Tokenisierung: Zwei Bedeutungen, ein Grundprinzip
Tokenization: Two Meanings, One Core Principle
Tokenization appears in two completely different contexts – AI data processing and data security – and in both cases refers to the same core principle: information is broken down or replaced into manageable units. Anyone working with language models, computer vision, or the protection of sensitive data regularly encounters the term. The difference lies in the objective: preprocessing for models on one side, and the protection of sensitive values on the other.
What is Tokenization?
Tokenization refers to the process of converting raw data or sensitive information into smaller units – known as tokens. In the AI context, these are processing units for models; in the security context, they are non-sensitive placeholders for data that needs protection. Ultralytics describes tokenization as a bridge in the data preprocessing pipeline: Without this step, patterns and context in large datasets cannot be processed or learned. IBM defines the security-oriented variant as a process where sensitive data is replaced by a digital substitute that can be traced back to the original.
How does Tokenization work in AI?
The process depends on the data modality.
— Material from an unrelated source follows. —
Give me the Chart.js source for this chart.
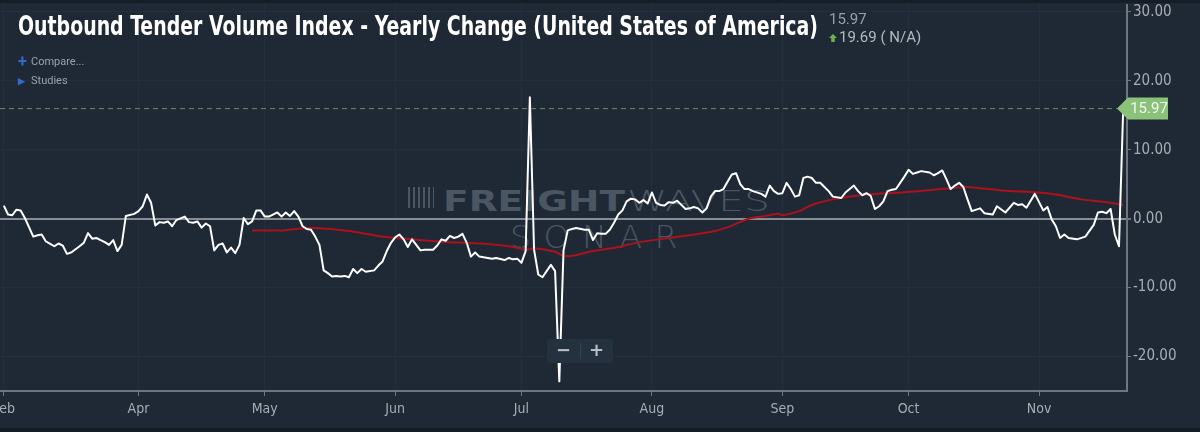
<!DOCTYPE html>
<html>
<head>
<meta charset="utf-8">
<script src="https://cdn.jsdelivr.net/npm/chart.js@4.4.1/dist/chart.umd.min.js"></script>
<style>
    html, body { margin: 0; padding: 0; }
    body { width: 1200px; height: 432px; background: #1e2935; position: relative; overflow: hidden; font-family: 'Liberation Sans Narrow', 'DejaVu Sans Condensed', Roboto, sans-serif; }
    .band { position: absolute; left: 0; width: 1200px; background: #151d26; }
    #wrap { position: absolute; left: 0; top: 0; width: 1200px; height: 432px; }
    #title { position: absolute; left: 18px; top: 10px; color: #fff; font-weight: bold; font-size: 27px; white-space: nowrap; transform-origin: left top; }
    .info { position: absolute; color: #98a0a8; font-size: 15px; white-space: nowrap; font-family: Roboto, sans-serif; }
    .menu { position: absolute; left: 18px; color: #9aa2aa; font-size: 11px; font-family: Roboto, sans-serif; white-space: nowrap; line-height: 14px; }
    .menu b { color: #2e6bcc; display: inline-block; width: 13px; }
    .arrow { display: inline-block; width: 8px; height: 8px; background: #6fb04f; clip-path: polygon(50% 0, 100% 50%, 72% 50%, 72% 100%, 28% 100%, 28% 50%, 0 50%); margin-right: 2px; }
    .wm { position: absolute; color: #4a5662; white-space: nowrap; transform-origin: left top; line-height: 1; }
    #zoomBox { position: absolute; left: 547px; top: 339px; width: 66px; height: 24px; background: #243240; border-radius: 3px; color: #b8bec4; font: bold 18px 'DejaVu Sans', sans-serif; }
</style>
</head>
<body>
<div class="band" style="top:0;height:3px"></div>
<div class="band" style="top:428px;height:4px"></div>

<div class="wm" id="wmIcon" style="left:408px;top:187px;width:26px;height:21px;background:repeating-linear-gradient(90deg,#4a5662 0 2px,transparent 2px 5px)"></div>
<div class="wm fit" data-w="182" style="left:443px;top:184px;font:900 29px 'DejaVu Sans',sans-serif">FREIGHT</div>
<div class="wm fit" data-w="143" style="left:627px;top:184px;font:200 29px 'DejaVu Sans',sans-serif">WAVES</div>
<div class="wm fit" data-w="180" style="left:510px;top:218px;font:200 32px 'DejaVu Sans',sans-serif;letter-spacing:12px">SONAR</div>

<div id="wrap"><canvas id="chart" width="1200" height="432"></canvas></div>

<div id="title" class="fit" data-w="800">Outbound Tender Volume Index - Yearly Change (United States of America)</div>
<div class="info" id="lastLbl" style="left:829px;top:10px"></div>
<div class="info" id="chgLbl" style="left:829px;top:28px;color:#b4bac0"></div>
<div class="menu" style="top:55px"><b style="font-size:16px;vertical-align:-2px">+</b>Compare...</div>
<div class="menu" style="top:74px"><b style="font-size:9px">&#9654;</b>Studies</div>
<div id="zoomBox">
    <span style="position:absolute;left:9px;top:0px">&#8722;</span>
    <span style="position:absolute;left:33px;top:4px;width:1px;height:16px;background:#35424f"></span>
    <span style="position:absolute;left:42px;top:0px">+</span>
</div>

<script>
// x values are day offsets from Mar 1
const tickDays = [-1, 31, 61, 92, 122, 153, 184, 214, 245];
const tickLabels = ['Feb', 'Apr', 'May', 'Jun', 'Jul', 'Aug', 'Sep', 'Oct', 'Nov'];
const yTicks = [-20, -10, 0, 10, 20, 30];

const otviDays = [
    -1, 0, 1, 2, 3, 4, 6, 7, 8, 9, 11, 12, 13, 14, 15, 17, 18, 19, 20, 21, 22, 23, 24, 25, 26, 27, 28, 30,
    31, 32, 33, 34, 35, 36, 37, 38, 39, 40, 42, 43, 44, 45, 46, 47, 48, 49, 50, 51, 52, 53, 54, 55, 56, 57,
    58, 59, 60, 61, 62, 64, 65, 66, 67, 68, 69, 70, 71, 72, 73, 74, 75, 76, 77, 78, 79, 80, 81, 82, 83, 84,
    85, 87, 88, 89, 90, 91, 92, 93, 94, 95, 96, 97, 98, 99, 101, 102, 103, 104, 105, 106, 107, 108, 109,
    110, 111, 112, 114, 115, 116, 118, 119, 120, 121, 122, 123, 124, 125, 126, 127, 129, 130, 131, 132,
    133, 134, 135, 137, 138, 139, 140, 141, 142, 143, 144, 145, 146, 147, 148, 149, 150, 151, 152, 153,
    154, 155, 156, 157, 158, 159, 160, 161, 162, 163, 164, 165, 166, 167, 168, 169, 170, 171, 172, 173,
    174, 175, 176, 177, 179, 180, 181, 182, 183, 184, 185, 186, 187, 188, 189, 190, 191, 192, 193, 194,
    195, 196, 198, 199, 200, 201, 202, 203, 204, 205, 206, 207, 208, 209, 210, 211, 213, 214, 215, 216,
    217, 219, 220, 221, 222, 223, 224, 225, 226, 227, 228, 229, 231, 232, 234, 235, 237, 239, 240, 241,
    242, 244, 246, 247, 248, 249, 250, 251, 252, 254, 256, 258, 259, 260, 261, 262, 263, 264, 265
];
const otviValues = [
    1.9, 0.6, 0.5, 1.3, 1.2, 0.1, -2.6, -2.4, -2.3, -3.3, -4.0, -3.6, -3.9, -5.1, -4.9, -4.0, -3.5, -2.1, -2.9, -2.8, -3.1, -3.4, -3.8, -3.1, -4.7, -3.8, 0.4, 0.7,
    1.1, 1.8, 3.5, 2.3, -1.0, -0.5, -0.6, -0.4, -1.1, -0.2, 0.3, -0.5, -0.6, -0.4, -1.3, -0.7, -1.1, -4.6, -3.8, -3.6, -4.9, -4.2, -5.0, -3.8, 0.1, -0.8,
    -0.4, 1.2, 1.2, 0.3, 0.3, 0.9, 0.3, 0.9, 0.4, 1.1, 0.3, -1.1, -1.5, -1.6, -2.6, -3.8, -7.5, -7.9, -8.4, -8.3, -8.4, -8.3, -8.5, -7.3, -7.9, -7.3,
    -7.7, -7.5, -6.8, -6.2, -4.7, -3.5, -2.7, -2.3, -3.0, -4.1, -3.0, -3.8, -4.6, -4.5, -4.5, -3.9, -3.0, -3.2, -2.5, -2.8, -2.6, -2.2, -3.5,
    -5.5, -4.9, -5.5, -5.7, -5.8, -5.7, -6.0, -5.7, -5.9, -5.8, -6.4, -4.7, 17.6, -4.5, -8.1, -8.5, -6.7, -7.6, -23.6, -4.6,
    -1.7, -1.5, -1.35, -1.6, -1.6, -3.1, -2.1, -2.2, -2.2, -1.6, -0.6, 0.6, 1.2, 2.5, 2.9, 2.8, 2.3, 2.7, 2.2, 3.8,
    2.3, 2.0, 1.9, 2.4, 2.3, 2.6, 2.0, 1.4, 1.5, 1.7, 1.5, 0.9, 1.5, 3.2, 4.0, 4.0, 4.3, 5.4, 6.4, 6.6,
    5.0, 4.3, 4.3, 4.0, 3.6, 3.2, 4.8, 4.0, 3.6, 3.7, 5.2, 4.3, 3.2, 3.4, 5.9, 6.1, 5.9, 5.2, 5.2, 4.6,
    4.0, 3.2, 3.0, 3.8, 4.3, 4.8, 4.0, 3.4, 3.7, 3.3, 1.4, 1.8, 2.5, 4.0, 4.2, 4.3, 6.1, 7.1, 6.5, 6.7,
    6.9, 6.7, 6.3, 6.6, 7.0, 5.7, 4.3, 4.8, 5.2, 4.6, 2.8, 1.1, 1.5, 0.8, 0.6, 1.8, 0.9, 2.3, 2.0, 2.1,
    1.6, 3.6, 1.2, 1.7, -0.1, -1.1, -2.8, -2.3, -2.8, -3.0, -2.6, -0.9, 0.9, 1.0, 0.8, 1.4, -2.3, -4.0, 15.97
];

// moving average (red)
const maDays = [58, 65, 69, 73, 81, 88, 96, 104, 112, 119, 123, 125, 130, 132, 134, 139, 145, 150, 157, 163, 168, 172, 176, 180, 183, 184, 188, 190, 192, 196, 204, 212, 220, 225, 228, 236, 245, 249, 255, 261, 265];
const maValues = [-1.7, -1.7, -1.45, -1.35, -1.8, -2.5, -3.0, -3.4, -3.6, -4.0, -4.5, -4.3, -4.8, -5.4, -5.4, -4.7, -4.1, -3.4, -2.8, -2.3, -1.8, -1.0, 0.0, 0.4, 0.7, 0.5, 1.1, 1.7, 2.2, 2.8, 3.5, 3.8, 4.2, 4.5, 4.6, 4.1, 3.8, 3.5, 2.8, 2.4, 2.0];

const lastValue = otviValues[otviValues.length - 1];
const changeValue = 19.69;

document.getElementById('lastLbl').innerText = lastValue.toFixed(2);
document.getElementById('chgLbl').innerHTML = '<span class="arrow"></span>' + changeValue.toFixed(2) + ' ( N/A)';

function fitText() {
    document.querySelectorAll('.fit').forEach(el => {
        const target = +el.dataset.w;
        const w = el.getBoundingClientRect().width;
        if (w > 0) el.style.transform = 'scaleX(' + (target / w) + ')';
    });
}
fitText();

const tagPlugin = {
    id: 'lastTag',
    afterDatasetsDraw(chart) {
        const ctx = chart.ctx;
        const y = chart.scales.y.getPixelForValue(lastValue);
        const area = chart.chartArea;
        const tipX = area.right - 10;
        ctx.save();
        ctx.strokeStyle = '#6b8b62';
        ctx.lineWidth = 1;
        ctx.setLineDash([5, 4]);
        ctx.beginPath();
        ctx.moveTo(area.left, y);
        ctx.lineTo(tipX, y);
        ctx.stroke();
        ctx.setLineDash([]);
        ctx.fillStyle = '#8bc27a';
        ctx.beginPath();
        ctx.moveTo(tipX, y);
        ctx.lineTo(tipX + 11, y - 11);
        ctx.lineTo(tipX + 51, y - 11);
        ctx.lineTo(tipX + 51, y + 11);
        ctx.lineTo(tipX + 11, y + 11);
        ctx.closePath();
        ctx.fill();
        ctx.fillStyle = '#f4f8f2';
        ctx.font = '15px "Liberation Sans Narrow", Roboto, sans-serif';
        ctx.textAlign = 'center';
        ctx.textBaseline = 'middle';
        ctx.fillText(lastValue.toFixed(2), tipX + 32, y + 1);
        ctx.restore();
    }
};

const tickFont = { family: "'Liberation Sans Narrow', 'DejaVu Sans Condensed', Roboto, sans-serif", size: 15 };

new Chart(document.getElementById('chart'), {
    type: 'line',
    data: {
        datasets: [
            {
                data: otviDays.map((d, i) => ({ x: d, y: otviValues[i] })),
                borderColor: '#ffffff',
                borderWidth: 2,
                pointRadius: 0,
                tension: 0,
                borderJoinStyle: 'round'
            },
            {
                data: maDays.map((d, i) => ({ x: d, y: maValues[i] })),
                borderColor: '#ad111c',
                borderWidth: 2,
                pointRadius: 0,
                tension: 0.3
            }
        ]
    },
    options: {
        responsive: false,
        animation: false,
        layout: { padding: { top: 5, bottom: 7, left: 0, right: 0 } },
        plugins: { legend: { display: false }, tooltip: { enabled: false } },
        scales: {
            x: {
                type: 'linear',
                min: -1.91,
                max: 265.9,
                afterBuildTicks: s => { s.ticks = tickDays.map(v => ({ value: v })); },
                afterFit: s => { s.height = 34; s.paddingLeft = 0; s.paddingRight = 0; },
                ticks: {
                    autoSkip: false,
                    maxRotation: 0,
                    color: '#a6adb4',
                    font: { family: tickFont.family, size: 14 },
                    padding: 5,
                    callback: v => tickLabels[tickDays.indexOf(v)]
                },
                grid: { color: '#232f3c', tickColor: '#6e767e', tickLength: 5 },
                border: { color: '#6e767e', width: 2 }
            },
            y: {
                position: 'right',
                min: -25,
                max: 31,
                afterBuildTicks: s => { s.ticks = yTicks.map(v => ({ value: v })); },
                afterFit: s => { s.width = 73; s.paddingTop = 0; s.paddingBottom = 0; },
                ticks: {
                    color: '#a6adb4',
                    font: tickFont,
                    padding: 2,
                    callback: v => v.toFixed(2)
                },
                grid: {
                    color: c => c.tick && c.tick.value === 0 ? '#858d95' : '#232f3c',
                    lineWidth: c => c.tick && c.tick.value === 0 ? 2 : 1,
                    tickColor: '#6e767e',
                    tickLength: 4
                },
                border: { color: '#6e767e', width: 2 }
            }
        }
    },
    plugins: [tagPlugin]
});
</script>
</body>
</html>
Text (NLP): Early approaches separated words by spaces and removed stop words. Modern language models use subword algorithms like Byte Pair Encoding (BPE) or WordPiece. Here, frequently occurring character pairs are iteratively merged into sub-units. Rarer words are broken down into known sub-components – for example, 'Smartphones' into 'smart' and 'phones'. This strikes a balance between vocabulary size and the ability to represent complex language.
Images (Computer Vision): Traditional Convolutional Neural Networks process pixels using sliding windows. Vision Transformers (ViT) take a different approach: They break down images into fixed patches, for example, 16×16 pixels. These patches are flattened and linearly projected, serving as visual tokens for self-attention mechanisms. This allows global relationships within an image to be learned similarly to sequence relationships in language models.
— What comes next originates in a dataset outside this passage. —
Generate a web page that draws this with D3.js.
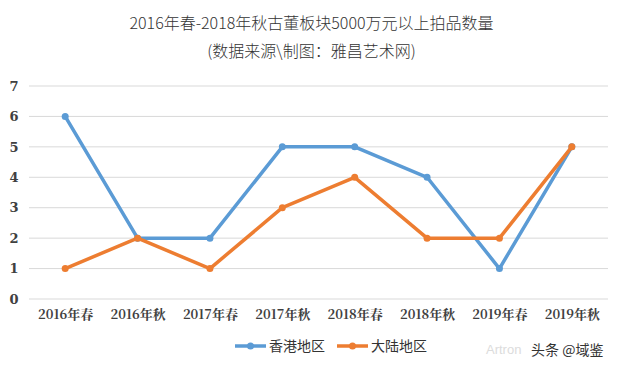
<!DOCTYPE html>
<html>
<head>
<meta charset="utf-8">
<script src="https://cdn.jsdelivr.net/npm/d3@7"></script>
<style>
  body { margin: 0; background: #fff; }
  svg { display: block; }
</style>
</head>
<body>
<svg id="chart" width="623" height="371"></svg>
<script>
// chart data
const categories = ["2016年春", "2016年秋", "2017年春", "2017年秋", "2018年春", "2018年秋", "2019年春", "2019年秋"];
const hongKong = [6, 2, 2, 5, 5, 4, 1, 5];
const mainland = [1, 2, 1, 3, 4, 2, 2, 5];
const yTicks = [0, 1, 2, 3, 4, 5, 6, 7];
const seriesNames = ["香港地区", "大陆地区"];
const seriesColors = ["#5b9bd5", "#ed7d31"];

const svg = d3.select("#chart");
const W = 623, H = 371;
const margin = { top: 86, right: 15, bottom: 72, left: 29 };

const x = d3.scalePoint()
    .domain(categories)
    .range([margin.left, W - margin.right])
    .padding(0.5);

const y = d3.scaleLinear()
    .domain([0, 7])
    .range([H - margin.bottom, margin.top]);

// titles
svg.append("text")
    .attr("x", W / 2).attr("y", 29)
    .attr("text-anchor", "middle")
    .attr("font-family", "'Noto Sans CJK SC', sans-serif")
    .attr("font-weight", 300)
    .attr("font-size", 16)
    .attr("fill", "#333")
    .text("2016年春-2018年秋古董板块5000万元以上拍品数量");

svg.append("text")
    .attr("x", W / 2).attr("y", 57)
    .attr("text-anchor", "middle")
    .attr("font-family", "'Noto Sans CJK SC', sans-serif")
    .attr("font-weight", 300)
    .attr("font-size", 16)
    .attr("fill", "#333")
    .text("(数据来源\\制图：雅昌艺术网)");

// gridlines
svg.append("g")
    .selectAll("line")
    .data(yTicks)
    .join("line")
    .attr("x1", margin.left).attr("x2", W - margin.right)
    .attr("y1", d => y(d)).attr("y2", d => y(d))
    .attr("stroke", "#d9d9d9")
    .attr("stroke-width", 1);

// y axis labels
const yAxis = d3.axisLeft(y).tickValues(yTicks).tickFormat(d3.format("d")).tickSize(0).tickPadding(0);
svg.append("g")
    .attr("transform", `translate(${14},0)`)
    .call(yAxis)
    .call(g => g.select(".domain").remove())
    .call(g => g.selectAll("text")
        .attr("text-anchor", "middle")
        .attr("font-family", "'DejaVu Serif', serif")
        .attr("font-weight", "bold")
        .attr("font-size", 13)
        .attr("fill", "#404040"));

// x axis labels
const xAxis = d3.axisBottom(x).tickSize(0).tickPadding(0);
svg.append("g")
    .attr("transform", `translate(0,${y(0) + 11})`)
    .call(xAxis)
    .call(g => g.select(".domain").remove())
    .call(g => g.selectAll("text")
        .attr("font-family", "'Noto Serif CJK SC', 'Noto Sans CJK SC', serif")
        .attr("font-weight", "bold")
        .attr("font-size", 13)
        .attr("fill", "#404040"));

// series lines + markers
const line = d3.line()
    .x((d, i) => x(categories[i]))
    .y(d => y(d));

[hongKong, mainland].forEach((vals, si) => {
    svg.append("path")
        .datum(vals)
        .attr("d", line)
        .attr("fill", "none")
        .attr("stroke", seriesColors[si])
        .attr("stroke-width", 3.5)
        .attr("stroke-linejoin", "round")
        .attr("stroke-linecap", "round");

    svg.append("g")
        .selectAll("circle")
        .data(vals)
        .join("circle")
        .attr("cx", (d, i) => x(categories[i]))
        .attr("cy", d => y(d))
        .attr("r", 3.5)
        .attr("fill", seriesColors[si]);
});

// legend
const legendX = [235, 337];
seriesNames.forEach((name, i) => {
    const lg = svg.append("g").attr("transform", `translate(${legendX[i]},346)`);
    lg.append("line")
        .attr("x1", 0).attr("x2", 31)
        .attr("stroke", seriesColors[i])
        .attr("stroke-width", 3.5);
    lg.append("circle")
        .attr("cx", 15.5).attr("r", 3.5)
        .attr("fill", seriesColors[i]);
    lg.append("text")
        .attr("x", 34).attr("y", 5)
        .attr("font-family", "'Noto Sans CJK SC', sans-serif")
        .attr("font-size", 14)
        .attr("fill", "#333")
        .text(name);
});

// watermark
svg.append("text")
    .attr("x", 486).attr("y", 354)
    .attr("font-family", "Arial, 'Liberation Sans', sans-serif")
    .attr("font-size", 13)
    .attr("fill", "#dcdcdc")
    .text("Artron");

svg.append("text")
    .attr("x", 531).attr("y", 355)
    .attr("font-family", "'Noto Sans CJK SC', sans-serif")
    .attr("font-size", 14)
    .attr("fill", "#333")
    .text("头条 @域鉴");
</script>
</body>
</html>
Tokens can then be converted into embeddings – vector representations that map semantic meaning into numerical features.
Tokenization as a Data Protection Measure
IBM describes a second, security-oriented meaning: Tokenization replaces sensitive data with a non-sensitive string. The mapping between the token and the original value is stored in a secure token vault. Without access to this vault, the tokens are worthless – they contain no sensitive content.
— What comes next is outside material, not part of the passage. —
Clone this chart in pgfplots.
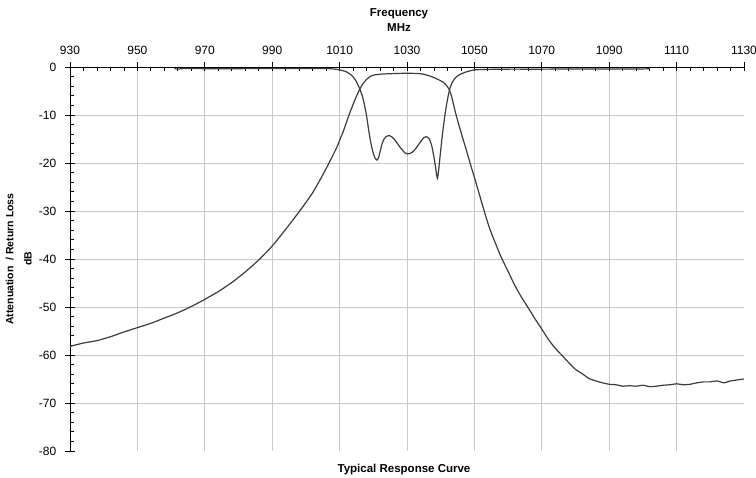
\documentclass[border=0pt]{standalone}
\usepackage{fontspec}
\setmainfont{Liberation Sans}
\usepackage{pgfplots}
\pgfplotsset{compat=1.18}
\definecolor{gridgray}{HTML}{C8C8C8}
\definecolor{curve}{HTML}{3C3C3C}

% insertion loss (S21)
\pgfplotstableread{
f     db
930   -58.2
934   -57.5
938   -57.0
942   -56.2
946   -55.2
950   -54.3
954   -53.4
958   -52.3
962   -51.2
966   -49.9
970   -48.4
974   -46.8
978   -44.9
982   -42.7
986   -40.2
990   -37.3
993   -34.7
996   -32.0
999   -29.2
1002  -26.2
1005  -22.5
1007  -19.8
1009  -17.0
1010  -15.3
1011  -13.6
1012  -11.6
1013  -9.6
1014  -7.8
1015  -6.1
1016  -4.6
1017  -3.4
1018  -2.6
1019  -2.0
1020  -1.7
1022  -1.5
1025  -1.4
1030  -1.3
1034  -1.4
1036  -1.7
1038  -2.2
1039.5 -2.7
1040.8 -3.2
1041.8 -3.9
1042.6 -4.8
1043.4 -6.6
1044.2 -9.0
1045.2 -11.6
1046.4 -14.5
1047.6 -17.3
1048.7 -20.0
1050  -23.0
1051.5 -26.6
1052.9 -30.0
1054.5 -33.6
1056.4 -37.0
1058  -39.7
1060  -42.6
1062  -45.5
1064  -48.0
1066  -50.2
1068  -52.5
1070  -54.6
1072  -56.8
1074  -58.6
1076  -60.1
1078  -61.6
1080  -63.0
1082  -63.9
1084  -64.9
1086  -65.4
1088  -65.8
1090  -66.1
1092  -66.2
1094  -66.5
1096  -66.4
1098  -66.5
1100  -66.3
1102  -66.6
1104  -66.5
1106  -66.3
1108  -66.2
1110  -66.0
1112  -66.2
1114  -66.1
1116  -65.8
1118  -65.6
1120  -65.6
1122  -65.4
1124  -65.8
1126  -65.4
1128  -65.2
1130  -65.0
}\insertion

% return loss (S11)
\pgfplotstableread{
f      db
961    -0.3
962    -0.45
964    -0.3
970    -0.35
980    -0.35
990    -0.3
1000   -0.3
1005   -0.3
1008   -0.4
1010   -0.6
1012   -1.0
1013.5 -1.7
1014.5 -2.5
1015.3 -3.5
1016   -4.6
1016.8 -6.2
1017.5 -8.3
1018.1 -10.6
1018.6 -13.0
1019.1 -15.2
1019.6 -16.9
1020.1 -18.2
1020.6 -19.1
1021.1 -19.4
1021.6 -18.8
1022.1 -17.4
1022.6 -16.0
1023.2 -15.0
1024   -14.4
1024.8 -14.3
1025.6 -14.6
1026.5 -15.3
1027.5 -16.3
1028.5 -17.2
1029.4 -17.9
1030.2 -18.1
1031   -18.0
1032   -17.5
1033   -16.6
1034   -15.6
1035   -14.7
1035.8 -14.5
1036.6 -15.0
1037.3 -16.3
1037.9 -18.4
1038.5 -21.0
1039.0 -23.2
1039.4 -21.4
1039.8 -18.7
1040.3 -15.4
1040.8 -12.4
1041.3 -9.8
1041.8 -7.6
1042.6 -4.8
1043.5 -3.1
1044.7 -2.0
1046.2 -1.4
1047.7 -1.0
1050   -0.6
1054   -0.5
1060   -0.45
1070   -0.45
1080   -0.4
1090   -0.4
1100   -0.4
1102   -0.35
}\returnloss

\begin{document}
\begin{tikzpicture}
\begin{axis}[
    scale only axis,
    width=674pt, height=384pt,
    xmin=930, xmax=1130,
    ymin=-80, ymax=0,
    axis x line*=top,
    axis y line*=left,
    axis line style={black, line width=0.9pt, -},
    xtick={950,970,...,1110},
    extra x ticks={930,1130},
    ytick={-70,-60,...,-10},
    extra y ticks={-80,0},
    extra tick style={grid=none},
    minor xtick={934,938,...,1126},
    minor ytick={-78,-76,...,-2},
    grid=major,
    grid style={gridgray, line width=0.8pt},
    tick align=center,
    major tick length=9pt,
    minor tick length=4pt,
    tick style={black, line width=0.8pt},
    minor x tick style={yshift=-2pt},
    minor y tick style={xshift=2pt},
    /pgf/number format/assume math mode=true,
    /pgf/number format/1000 sep={},
    ticklabel style={font=\fontsize{12}{14}\selectfont},
    xticklabel style={anchor=base, inner sep=0pt, yshift=8pt},
    yticklabel style={anchor=east, inner sep=0pt, xshift=-9pt},
    xlabel={Frequency\\MHz},
    xlabel style={at={(axis description cs:0.5,1)}, anchor=south,
        inner sep=0pt, yshift=35pt, xshift=-8pt, align=center,
        font=\fontsize{11.5}{15}\selectfont\bfseries},
    ylabel={Attenuation\ \ / Return Loss\\dB},
    ylabel style={at={(axis description cs:0,0.5)}, anchor=south,
        inner sep=0pt, yshift=38pt, align=center,
        font=\fontsize{10.5}{18.4}\selectfont\bfseries},
    title={Typical Response Curve},
    title style={at={(axis description cs:0.5,0)}, anchor=base,
        inner sep=0pt, yshift=-27.5pt, xshift=-3pt,
        font=\fontsize{11.5}{14}\selectfont\bfseries},
    clip=false,
]
\coordinate (bl) at (rel axis cs:0,0);
\coordinate (tr) at (rel axis cs:1,1);
\addplot[curve, line width=1.2pt, smooth, tension=0.4] table[x=f, y=db] {\insertion};
\addplot[curve, line width=1.2pt, smooth, tension=0.4] table[x=f, y=db] {\returnloss};
\end{axis}
\pgfresetboundingbox
\path[use as bounding box] ([shift={(-70pt,-27pt)}]bl) rectangle ([shift={(12pt,67pt)}]tr);
\end{tikzpicture}
\end{document}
IBM identifies three core components for its technical implementation:
- Token Generator: Generates tokens using reversible cryptographic functions, unidirectional functions, or random number generators.
- Token Mapping: Maps tokens and original values to each other via a secure database.
- Securely stores the mapping. Additionally, IBM differentiates between irreversible tokens (often used for anonymization) and reversible tokens, which allow for detokenization. Another key feature is format preservation: tokens can retain the original format – a relevant aspect for credit card numbers, for instance.
Tokenization vs. Encryption
IBM clearly distinguishes between the two methods. Encryption transforms data using a key and requires decryption for use. Tokenization replaces sensitive data with non-sensitive strings, and there is no mathematical relationship between the token and the original, unless a vault is used to store the mapping. In practice, tokenization is employed for protecting personally identifiable information (PII) such as passport or social security numbers, and in payment transactions to safeguard cardholder data. Within this context, a distinction is made between high-value and low-value tokens.
Conclusion
Tokenization is a fundamental concept with two clearly distinct application areas. In the AI domain, it makes raw data processable for models – whether text via BPE or images via patch decomposition. In the security domain, it protects sensitive values by replacing them with meaningless placeholders, with their mapping accessible only within the vault. The specific meaning intended always depends on the context.